Around 1773, Hawes became well known as a campaigner for the possibility of resuscitating persons apparently dead from drowning, or other causes of asphyxia. For a year he offered a reward to anyone who brought to him, or his supporters, the body of a person who had been taken out of the River Thames unconscious, within a reasonable time after immersion. The reward was paid whether the attempt to resuscitate proved successful or not. Thomas Cogan, who translated in 1773 an account of an Amsterdam society for the resuscitation of the apparently drowned, thought that Hawes should not pay all the rewards, and it was arranged in 1774 that he and Cogan should each bring 15 friends to the Chapter Coffeehouse on Paternoster Row to consider further operations. This was done, and at the meeting "The Institution for affording immediate relief to persons apparently dead from drowning" was formed, later renamed the Humane Society, and acquiring the "Royal" prefix in 1787. In the following years, Hawes worked as the organisation's secretary, registrar and treasurer.

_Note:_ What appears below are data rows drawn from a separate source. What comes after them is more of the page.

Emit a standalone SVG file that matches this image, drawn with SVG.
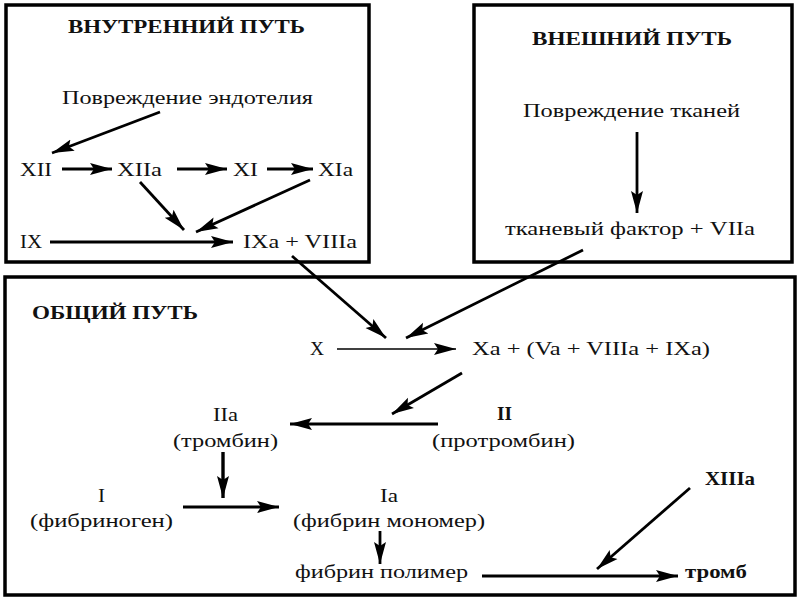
<svg xmlns="http://www.w3.org/2000/svg" width="800" height="600" viewBox="0 0 800 600">
<style>
.box{fill:none;stroke:#000;stroke-width:3.5}
text{font-family:"Liberation Serif","Times New Roman",serif;fill:#111;font-size:19px}
.b{font-weight:bold}
.c line{stroke:#000;stroke-width:2.8;marker-end:url(#ah)}
.c line.thin{stroke-width:1.7}
</style>
<defs>
<marker id="ah" markerUnits="userSpaceOnUse" markerWidth="24" markerHeight="14" refX="22" refY="6" orient="auto" viewBox="0 0 24 12">
<path d="M0,0 L22,6 L0,12 L4,6 z" fill="#000"/>
</marker>
</defs>
<rect width="800" height="600" fill="#fff"/>
<g id="intrinsic">
<rect class="box" x="6" y="5" width="363" height="257"/>
<text class="b" x="68" y="33" textLength="237" lengthAdjust="spacingAndGlyphs">ВНУТРЕННИЙ ПУТЬ</text>
</g>
<g id="extrinsic">
<rect class="box" x="474" y="5" width="318" height="257"/>
<text class="b" x="532" y="45" textLength="200" lengthAdjust="spacingAndGlyphs" font-size="18">ВНЕШНИЙ ПУТЬ</text>
</g>
<g id="common">
<rect class="box" x="5" y="277" width="790" height="318"/>
<text class="b" x="32" y="319" textLength="166" lengthAdjust="spacingAndGlyphs" font-size="18">ОБЩИЙ ПУТЬ</text>
</g>
<g id="endothelium"><text x="62" y="104" textLength="251" lengthAdjust="spacingAndGlyphs" font-size="18">Повреждение эндотелия</text></g>
<g id="XII"><text x="20" y="176" textLength="32" lengthAdjust="spacingAndGlyphs" font-size="21">XII</text></g>
<g id="XIIa"><text x="117" y="176" textLength="45" lengthAdjust="spacingAndGlyphs" font-size="21">XIIa</text></g>
<g id="XI"><text x="233" y="176" textLength="25" lengthAdjust="spacingAndGlyphs" font-size="21">XI</text></g>
<g id="XIa"><text x="318" y="176" textLength="35" lengthAdjust="spacingAndGlyphs" font-size="21">XIa</text></g>
<g id="IX"><text x="20" y="248" textLength="22" lengthAdjust="spacingAndGlyphs">IX</text></g>
<g id="IXa"><text x="243" y="248" textLength="114" lengthAdjust="spacingAndGlyphs">IXa + VIIIa</text></g>
<g id="tissue"><text x="523" y="117" textLength="217" lengthAdjust="spacingAndGlyphs" font-size="18">Повреждение тканей</text></g>
<g id="TF"><text x="505" y="235" textLength="250" lengthAdjust="spacingAndGlyphs" font-size="18">тканевый фактор + VIIa</text></g>
<g id="X"><text x="310" y="355" textLength="14" lengthAdjust="spacingAndGlyphs">X</text></g>
<g id="Xa"><text x="472" y="355" textLength="238" lengthAdjust="spacingAndGlyphs">Xa + (Va + VIIIa + IXa)</text></g>
<g id="II"><text class="b" x="497" y="420" textLength="15" lengthAdjust="spacingAndGlyphs">II</text><text x="432" y="447" textLength="143" lengthAdjust="spacingAndGlyphs">(протромбин)</text></g>
<g id="IIa"><text x="213" y="421" textLength="25" lengthAdjust="spacingAndGlyphs">IIa</text><text x="173" y="447" textLength="105" lengthAdjust="spacingAndGlyphs">(тромбин)</text></g>
<g id="I"><text x="98" y="502" textLength="7" lengthAdjust="spacingAndGlyphs">I</text><text x="30" y="527" textLength="143" lengthAdjust="spacingAndGlyphs">(фибриноген)</text></g>
<g id="Ia"><text x="380" y="502" textLength="18" lengthAdjust="spacingAndGlyphs">Ia</text><text x="293" y="527" textLength="192" lengthAdjust="spacingAndGlyphs">(фибрин мономер)</text></g>
<g id="polymer"><text x="295" y="578" textLength="173" lengthAdjust="spacingAndGlyphs" font-size="18">фибрин полимер</text></g>
<g id="thrombus"><text class="b" x="685" y="578" textLength="62" lengthAdjust="spacingAndGlyphs" font-size="18">тромб</text></g>
<g id="XIIIa"><text class="b" x="705" y="485" textLength="50" lengthAdjust="spacingAndGlyphs">XIIIa</text></g>
<g id="connectors" class="c">
<line x1="160" y1="112" x2="52" y2="153"/>
<line x1="62" y1="169" x2="112" y2="169"/>
<line x1="177" y1="169" x2="227" y2="169"/>
<line x1="267" y1="169" x2="313" y2="169"/>
<line x1="140" y1="182" x2="184" y2="230"/>
<line x1="310" y1="180" x2="196" y2="232"/>
<line x1="50" y1="242" x2="233" y2="242"/>
<line x1="637" y1="132" x2="637" y2="213"/>
<line x1="292" y1="256" x2="386" y2="338"/>
<line x1="583" y1="250" x2="406" y2="338"/>
<line class="thin" x1="337" y1="349" x2="456" y2="349"/>
<line x1="462" y1="373" x2="392" y2="414"/>
<line x1="438" y1="424" x2="290" y2="424"/>
<line x1="223" y1="452" x2="223" y2="498" style="stroke-width:3.4"/>
<line x1="183" y1="507" x2="279" y2="507"/>
<line x1="380" y1="531" x2="380" y2="564"/>
<line x1="482" y1="576" x2="678" y2="576"/>
<line x1="690" y1="488" x2="597" y2="569"/>
</g>
</svg>
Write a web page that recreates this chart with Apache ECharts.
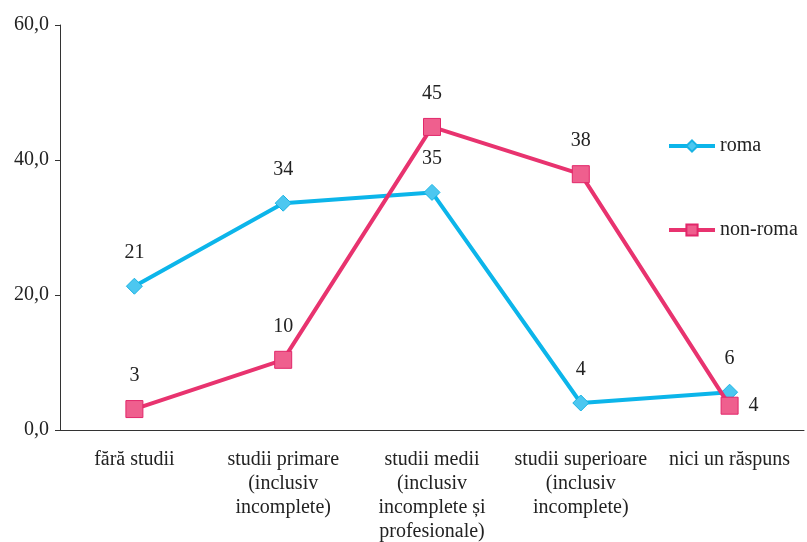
<!DOCTYPE html>
<html style="height: 100%">
<head>
    <meta charset="utf-8">
    <script src="https://cdn.jsdelivr.net/npm/echarts@6/dist/echarts.min.js"></script>
</head>
<body style="height: 100%; margin: 0; background: #fff">
    <div id="main" style="width: 807px;height:542px;"></div>
    <script type="text/javascript">
        var categories = [
            'fără studii',
            'studii primare\n(inclusiv\nincomplete)',
            'studii medii\n(inclusiv\nincomplete și\nprofesionale)',
            'studii superioare\n(inclusiv\nincomplete)',
            'nici un răspuns'
        ];
        var roma = [21.3, 33.6, 35.2, 4.0, 5.6];
        var nonRoma = [3.1, 10.4, 44.9, 37.9, 3.6];
        var romaLabels = ['21', '34', '35', '4', '6'];
        var nonRomaLabels = ['3', '10', '45', '38', '4'];

        var font = 'Liberation Serif';
        var axisColor = '#333';

        var myChart = echarts.init(document.getElementById('main'));
        myChart.setOption({
            animation: false,
            textStyle: { fontFamily: font },
            grid: { left: 60, right: 3, top: 25, bottom: 112, outerBoundsMode: 'none', containLabel: false },
            legend: {
                orient: 'vertical',
                left: 662,
                top: 131,
                itemGap: 64,
                itemWidth: 46,
                itemHeight: 14,
                lineStyle: { width: 4 },
                textStyle: { fontFamily: font, fontSize: 20, color: '#222' },
                data: ['roma', 'non-roma']
            },
            xAxis: {
                type: 'category',
                data: categories,
                axisLine: { lineStyle: { color: axisColor, width: 1 } },
                axisTick: { length: 5, lineStyle: { color: axisColor } },
                axisLabel: {
                    interval: 0,
                    margin: 18,
                    fontFamily: font,
                    fontSize: 20,
                    lineHeight: 24,
                    color: '#222',
                    align: 'center'
                }
            },
            yAxis: {
                type: 'value',
                min: 0,
                max: 60,
                interval: 20,
                splitLine: { show: false },
                axisLine: { show: true, lineStyle: { color: axisColor, width: 1 } },
                axisTick: { show: true, length: 5, lineStyle: { color: axisColor } },
                axisLabel: {
                    margin: 11,
                    fontFamily: font,
                    fontSize: 20,
                    color: '#222',
                    formatter: function (v) { return v.toFixed(1).replace('.', ','); }
                }
            },
            series: [{
                name: 'roma',
                type: 'line',
                data: roma,
                symbol: 'diamond',
                symbolSize: 16,
                lineStyle: { color: '#0cb5ea', width: 4 },
                itemStyle: { color: '#4cc7f0', borderColor: '#19b3e3', borderWidth: 1 },
                label: {
                    show: true,
                    position: 'top',
                    distance: 15,
                    fontFamily: font,
                    fontSize: 20,
                    color: '#222',
                    formatter: function (p) { return romaLabels[p.dataIndex]; }
                },
                z: 3
            }, {
                name: 'non-roma',
                type: 'line',
                data: nonRoma.map(function (v, i) {
                    if (i === 4) {
                        return { value: v, label: { position: 'right', distance: 10 } };
                    }
                    return v;
                }),
                symbol: 'rect',
                symbolSize: 17,
                lineStyle: { color: '#e8336f', width: 4 },
                itemStyle: { color: '#ef5f8e', borderColor: '#e2276a', borderWidth: 1 },
                label: {
                    show: true,
                    position: 'top',
                    distance: 14,
                    fontFamily: font,
                    fontSize: 20,
                    color: '#222',
                    formatter: function (p) { return nonRomaLabels[p.dataIndex]; }
                },
                z: 4
            }]
        });
    </script>
</body>
</html>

In 1779 Hawes received his MD degree from Marischal College, Aberdeen, in 1779. Hawes was also physician to the London Dispensary. From 1791, he lived in Spital Square, and in 1793 worked to alleviate the distress which then was found among the Spitalfields weavers. He died on 5 December 1808. He was buried at St Mary's Churchyard, Islington on 13 December 1808.

==Works==
Hawes authored the following works:
- An Account of Dr. Goldsmith's Illness, 1774. Oliver Goldsmith had consulated Hawes as apothecary, but against his advice continued to self-medicate with Dr James's "fever powder".
- An Examination of the Rev. John Wesley's Primitive Physic, 1776; 3rd ed. 1780.
- An Address on Premature Death and Premature Interment, 1777.
- An Address to the Public on the Dangerous Custom of laying out persons as soon as Respiration ceases, with a Reply by W. Renwick, and Observations on that Reply, 1778.
- An Address to the Legislature on the importance of a Humane Society, 1781.
- An Address to the King and Parliament of Great Britain on the important subject of preserving the Lives of its Inhabitants, 1782; 3rd ed., with Observations on the General Bills of Mortality, 1783.
- The Transactions of the Royal Humane Society from 1774 to 1784, with an Appendix of Miscellaneous Observations on Suspended Animation to the year 1794.

==Family==
Hawes married Sarah Fox (1740–1814) in 1759; they had nine children, including:
- Harriot (bap. 1760)
- Sophia (bap. 1762, died 1828), married in 1790 Russell Scott (1761–1833), a nonconformist minister in Portsmouth and brother of Mary Scott. Their daughter Sophia Russell Scott married her first cousin John Edward Taylor, son of Mary Scott and founder of the Manchester Guardian; and her brother Russell (1810–1880) was father of C. P. Scott, editor of The Guardian.
- The eldest son, Thomas (bap. 1765, died 1849), a magistrate, was partner with his brother Benjamin in the soapworks at the New Barge House, Lambeth.
- Maria, or Mary Ann (bap. 1767, died 1849), married in 1797 John Gurney.
- Sarah (b. 1773)
- William (b. 1774)
- Benjamin (1770–1861), the father of Benjamin Hawes (1797–1862) and William Hawes (1805–1885).